The easy fan take here is flattering and lazy: Bronny had a big sentimental moment with LeBron, so maybe this suddenly means something larger about the Lakers or about what Bronny has become in real rotation terms. No. The moment was real. The overread is the fake part.

LeBron James recorded the NBA's first father-son assist when he passed to Bronny James for a 3-pointer against Brooklyn on March 27, 2026. That deserves its own respect. Basketball had never seen it before. Trying to turn that into proof of some bigger Lakers answer is where people start borrowing confidence they did not earn.

What Actually Happened

Keep the facts plain.

LeBron and Bronny played meaningful minutes together for the second straight game. Bronny had largely played mop-up minutes this season while also spending time with the Lakers' G League team. With Marcus Smart sidelined by injury for the previous two games, Bronny got rotation minutes against Indiana and Brooklyn.

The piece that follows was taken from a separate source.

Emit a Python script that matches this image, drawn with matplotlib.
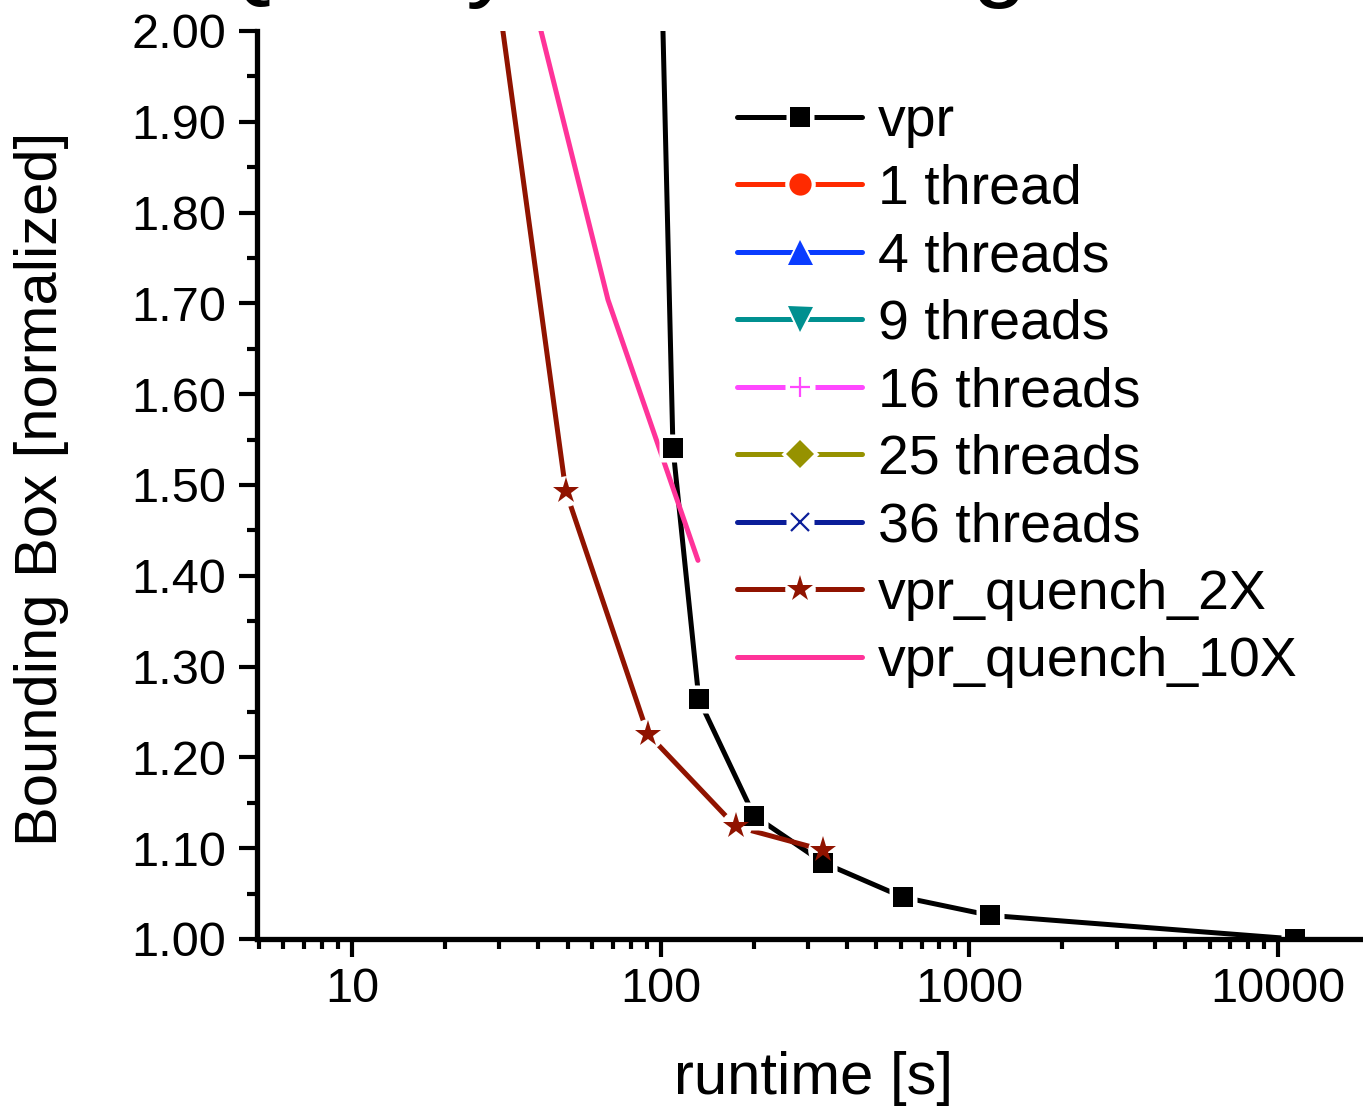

That last part is the part people keep trying to sprint past. The rotation window matters. The context matters. If you remove that, you are not doing analysis. You are just protecting the version of the story you wanted before the game started.

The Lazy Argument Fails Fast

The bad version of this debate says the highlight revealed something new. It did not. It revealed that a historic father-son play can be both memorable and emotionally huge. That is enough. It does not need fake extra meaning stapled onto it.

One decent night does not erase the harder question people are already ducking. Was this a genuine new basketball answer, or was it a meaningful moment inside a temporary set of circumstances? Based on the facts available here, that is not a hard call. It is the second one.

Stop calling that caution. It is just a cleaner standard.

If Bronny had mostly lived in mop-up minutes and the G League, then a short rotation stretch tied to Marcus Smart being sidelined is not some grand unveiling. It is a temporary opening. Fans do this all the time: they get one loud, beautiful event and start treating it like a verdict. It is not a verdict. It is one event.

The Standard That Actually Matters

The useful version of this conversation is meaner and better. Not "was the moment special?" Obviously it was. The real question is simpler: are people turning a temporary injury-driven opportunity into a bigger belief than the evidence can carry?

Right now, yes. That is the overreach.

The Lakers did not solve anything important because one historic pass became a 3-pointer. Bronny did not suddenly skip the part where role, context, and opportunity still have to be sorted honestly. And fans do not get to use a beautiful piece of basketball history as camouflage for a weaker argument.

The play was worth celebrating. The bigger conclusion is still doing imaginary work.